Microplastic, nurdles and smaller broken down pieces of plastic litter all our coastline. Within seconds, a substantial amount had been retrieved. Social media is a very powerful tool and the photo depicted a strong, clear, awareness message on the damage we are causing to our marine wildlife and environment.”

“My picture creates a very visual impact on the detrimental effects our deeds are having on our coastal regions. This is an image taken right on our doorstep. We are very blessed to live by the sea and I strongly believe that collectively as a proud, feisty, caring community of people, we can and must do better.”

“Not much equipment was used: a sand sifter, a pair of tweezers, time, patience and effort were the key ingredients.”

Gerry Fagan – runner up
“I chose this for the competition as I thought it was the ideal subject for the Carbon snapshot theme. I had passed this area on numerous occasions and there were never any bicycles in that space, then one day I noticed the bicycle parked so I headed home to get my camera.”
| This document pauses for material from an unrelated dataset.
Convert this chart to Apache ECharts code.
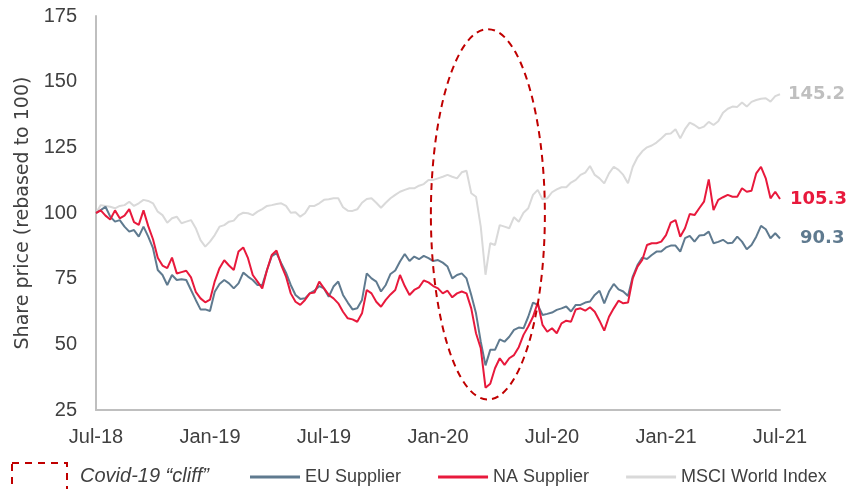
<!DOCTYPE html>
<html>
<head>
<meta charset="utf-8">
<script src="https://cdn.jsdelivr.net/npm/echarts@6/dist/echarts.min.js"></script>
<style>
  html, body { margin: 0; padding: 0; background: #ffffff; }
  #chart { width: 846px; height: 489px; }
</style>
</head>
<body>
<div id="chart"></div>
<script>
// Weekly-ish sampling: four points per month, Jul-18 through Jul-21
const MONTH_NAMES = ['Jan','Feb','Mar','Apr','May','Jun','Jul','Aug','Sep','Oct','Nov','Dec'];
const START_YEAR = 2018;
const START_MONTH = 6;          // July
const POINTS_PER_MONTH = 4;

// Share prices rebased to 100
const euSupplier = [
  100, 101.1, 102.4, 98.6, 96.7, 97.3, 94.8, 92.9, 93.5, 91.0, 94.8, 91.0,
  86.6, 78.3, 76.4, 72.6, 76.4, 74.5, 74.8, 74.5, 70.7, 66.9, 63.3, 63.3,
  62.7, 70.0, 73.0, 74.5, 73.2, 71.3, 73.2, 77.3, 75.8, 74.5, 72.6, 72.6,
  78.3, 83.6, 84.7, 80.9, 77.3, 72.6, 68.8, 67.3, 67.5, 69.4, 70.4, 72.2,
  71.3, 68.1, 72.0, 73.9, 68.8, 65.9, 63.3, 63.7, 66.9, 77.0, 75.1, 73.9,
  70.1, 72.6, 76.8, 78.1, 81.5, 84.4, 81.7, 83.4, 82.4, 83.7, 82.8, 81.7,
  82.1, 81.1, 79.6, 75.1, 76.4, 77.0, 75.1, 68.8, 61.8, 51.0, 42.0, 47.9,
  47.9, 51.9, 51.0, 52.9, 55.5, 56.4, 56.1, 60.5, 65.9, 65.0, 61.2, 61.6,
  62.1, 63.1, 63.7, 64.4, 62.5, 65.0, 65.0, 65.9, 66.3, 68.8, 70.4, 65.6,
  70.1, 73.0, 70.9, 70.1, 68.4, 75.8, 80.2, 83.0, 82.5, 84.0, 85.3, 85.3,
  86.9, 87.6, 87.6, 85.3, 90.4, 91.3, 89.1, 91.4, 91.6, 92.9, 88.5, 89.0,
  89.8, 88.5, 88.7, 91.0, 89.1, 86.2, 87.8, 91.0, 95.1, 93.8, 90.4, 92.3,
  90.3
];

const naSupplier = [
  100, 101.0, 99.0, 97.5, 101.0, 98.0, 99.0, 101.5, 96.5, 95.5, 101.0, 95.0,
  90.0, 83.0, 80.0, 79.0, 83.0, 77.0, 77.5, 78.0, 75.5, 70.0, 67.5, 66.0,
  67.0, 74.0, 79.0, 82.0, 80.0, 78.3, 85.3, 86.9, 82.8, 76.4, 73.9, 71.3,
  78.3, 84.0, 85.7, 80.2, 75.8, 69.4, 66.2, 65.0, 66.9, 69.4, 69.7, 73.9,
  71.3, 68.8, 67.5, 65.6, 62.4, 59.9, 59.5, 58.6, 61.8, 70.7, 69.4, 66.2,
  64.3, 66.9, 69.0, 70.7, 76.4, 72.2, 68.8, 70.7, 71.7, 74.3, 73.6, 72.2,
  71.3, 69.4, 70.4, 67.9, 69.4, 70.1, 69.4, 63.7, 54.2, 48.5, 33.5, 35.0,
  40.9, 44.7, 42.2, 44.7, 45.9, 48.9, 53.6, 56.8, 60.5, 65.9, 57.4, 54.8,
  56.1, 54.2, 58.0, 59.0, 58.6, 63.3, 63.7, 62.8, 64.1, 62.4, 59.0, 55.2,
  60.5, 63.7, 66.6, 65.6, 65.9, 75.1, 79.6, 82.1, 87.8, 88.5, 88.5, 89.1,
  91.6, 96.3, 97.3, 91.0, 94.2, 99.6, 99.2, 101.8, 104.3, 112.8, 101.1, 105.0,
  106.0, 106.9, 106.2, 106.2, 109.4, 108.1, 108.5, 115.1, 117.6, 113.2, 105.6, 108.1,
  105.3
];

const msciWorld = [
  100, 103.0, 102.7, 102.4, 101.8, 102.7, 103.0, 104.3, 102.7, 103.7, 105.0, 104.6,
  103.7, 100.5, 99.2, 96.3, 98.0, 98.6, 96.1, 96.7, 97.3, 94.2, 89.7, 87.2,
  89.1, 91.6, 94.8, 95.4, 96.7, 97.1, 99.2, 100.1, 99.9, 99.2, 100.5, 101.5,
  102.7, 103.0, 103.4, 103.7, 102.7, 100.1, 100.3, 98.6, 99.9, 102.7, 102.7, 103.7,
  105.0, 105.2, 105.6, 105.6, 102.2, 100.9, 100.8, 101.4, 103.9, 105.3, 105.6, 103.9,
  102.0, 103.9, 105.6, 106.9, 108.1, 108.8, 109.4, 109.4, 110.4, 111.0, 112.6, 112.6,
  113.2, 113.8, 114.5, 113.8, 113.2, 115.5, 116.1, 107.5, 106.2, 94.8, 76.5, 88.5,
  87.8, 95.4, 94.8, 94.2, 98.4, 96.7, 100.1, 101.8, 106.9, 108.8, 105.2, 105.6,
  107.9, 109.0, 109.8, 109.8, 111.6, 112.6, 114.5, 115.4, 117.9, 114.5, 113.2, 111.3,
  115.1, 117.6, 116.4, 114.5, 111.3, 117.6, 121.2, 123.5, 125.0, 125.7, 126.8, 128.4,
  130.1, 130.3, 131.9, 128.4, 131.9, 134.4, 133.5, 132.2, 132.9, 134.7, 133.5, 134.9,
  138.2, 139.7, 140.5, 140.4, 142.1, 140.5, 142.3, 143.0, 143.5, 143.7, 142.4, 144.5,
  145.2
];

// Value axis ticks
const yMin = 25, yMax = 175, yStep = 25;

// Covid-19 "cliff" window: sample-index span and value span of the ring
const cliffIndexSpan = [70.5, 94.5];
const cliffValueSpan = [29, 170];

(function () {
  // Category labels, one per sample ("Mon-YY" plus a week tag)
  const categories = euSupplier.map((_, k) => {
    const m = START_MONTH + Math.floor(k / POINTS_PER_MONTH);
    const yy = String(START_YEAR + Math.floor(m / 12)).slice(2);
    const w = k % POINTS_PER_MONTH;
    return MONTH_NAMES[m % 12] + '-' + yy + (w ? ' w' + (w + 1) : '');
  });

  const COLORS = {
    eu: '#5f7a8f',
    na: '#e8193c',
    msci: '#d9d9d9',
    msciLabel: '#bfbfbf',
    axis: '#bfbfbf',
    text: '#404040',
    cliff: '#c00000'
  };
  const FONT = '"Liberation Sans", Arial, sans-serif';

  const chart = echarts.init(document.getElementById('chart'), null, { renderer: 'canvas' });

  function lineSeries(name, data, color, labelColor, labelGap) {
    return {
      name, type: 'line', data,
      symbol: 'none', smooth: false,
      lineStyle: { color, width: 2 },
      itemStyle: { color },
      endLabel: {
        show: true,
        distance: labelGap,
        formatter: p => Number(p.value).toFixed(1),
        color: labelColor,
        fontFamily: '"DejaVu Sans", Verdana, sans-serif',
        fontWeight: 'bold',
        fontSize: 18
      },
      emphasis: { disabled: true },
      animation: false
    };
  }

  chart.setOption({
    backgroundColor: '#ffffff',
    animation: false,
    grid: { left: 96, right: 66, top: 16, bottom: 79 },
    xAxis: {
      type: 'category',
      data: categories,
      boundaryGap: false,
      axisLine: { lineStyle: { color: COLORS.axis, width: 2 } },
      axisTick: { show: false },
      splitLine: { show: false },
      axisLabel: {
        interval: POINTS_PER_MONTH * 6 - 1,
        formatter: v => v.split(' ')[0],
        color: COLORS.text,
        fontFamily: FONT,
        fontSize: 20,
        margin: 17
      }
    },
    yAxis: {
      type: 'value',
      min: yMin, max: yMax, interval: yStep,
      axisLine: { show: true, lineStyle: { color: COLORS.axis, width: 2 } },
      axisTick: { show: false },
      splitLine: { show: false },
      axisLabel: { color: COLORS.text, fontFamily: FONT, fontSize: 20, margin: 19 },
      name: 'Share price (rebased to 100)',
      nameLocation: 'middle',
      nameGap: 54,
      nameTextStyle: { color: COLORS.text, fontFamily: '"DejaVu Sans", Verdana, sans-serif', fontSize: 19 }
    },
    legend: {
      data: ['EU Supplier', 'NA Supplier', 'MSCI World Index'],
      left: 245, top: 463,
      icon: 'rect',
      itemWidth: 50, itemHeight: 3,
      itemGap: 37,
      selectedMode: false,
      textStyle: { color: COLORS.text, fontFamily: FONT, fontSize: 18 }
    },
    series: [
      lineSeries('MSCI World Index', msciWorld, COLORS.msci, COLORS.msciLabel, 8),
      lineSeries('EU Supplier', euSupplier, COLORS.eu, COLORS.eu, 20),
      lineSeries('NA Supplier', naSupplier, COLORS.na, COLORS.na, 10)
    ]
  });

  // Pixel x for a fractional sample index (category axis works on whole indices)
  function xAt(idx) {
    const i0 = Math.floor(idx);
    const p0 = chart.convertToPixel({ xAxisIndex: 0 }, i0);
    const p1 = chart.convertToPixel({ xAxisIndex: 0 }, i0 + 1);
    return p0 + (idx - i0) * (p1 - p0);
  }
  function yAt(v) { return chart.convertToPixel({ yAxisIndex: 0 }, v); }

  const ringLeft = xAt(cliffIndexSpan[0]);
  const ringRight = xAt(cliffIndexSpan[1]);
  const ringTop = yAt(cliffValueSpan[1]);
  const ringBottom = yAt(cliffValueSpan[0]);

  chart.setOption({
    graphic: [
      {
        type: 'ellipse', z: 100, silent: true,
        shape: {
          cx: (ringLeft + ringRight) / 2, cy: (ringTop + ringBottom) / 2,
          rx: (ringRight - ringLeft) / 2, ry: (ringBottom - ringTop) / 2
        },
        style: { fill: 'none', stroke: COLORS.cliff, lineWidth: 2, lineDash: [7, 5] }
      },
      {
        type: 'rect', z: 100, silent: true,
        shape: { x: 12, y: 463, width: 55, height: 40 },
        style: { fill: 'none', stroke: COLORS.cliff, lineWidth: 2, lineDash: [7, 6] }
      },
      {
        type: 'text', z: 100, silent: true,
        style: {
          text: 'Covid-19 \u201Ccliff\u201D', x: 80, y: 476,
          verticalAlign: 'middle',
          fill: COLORS.text,
          font: 'italic 20px "Liberation Sans", Arial, sans-serif'
        }
      }
    ]
  });
})();
</script>
</body>
</html>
“The photograph was actually just what I wanted having the G.O.G wording plus with the tree behind added to the Saving the Earth green message, so after getting the photograph I decided to edit it in a colour pop fashion therefore leaving all colour out and leaving just the green visible giving it the message of going ‘Green’.”

“The equipment used to get the photograph was my trusty Olympus E-M5 MK III with 12-40mm lens.”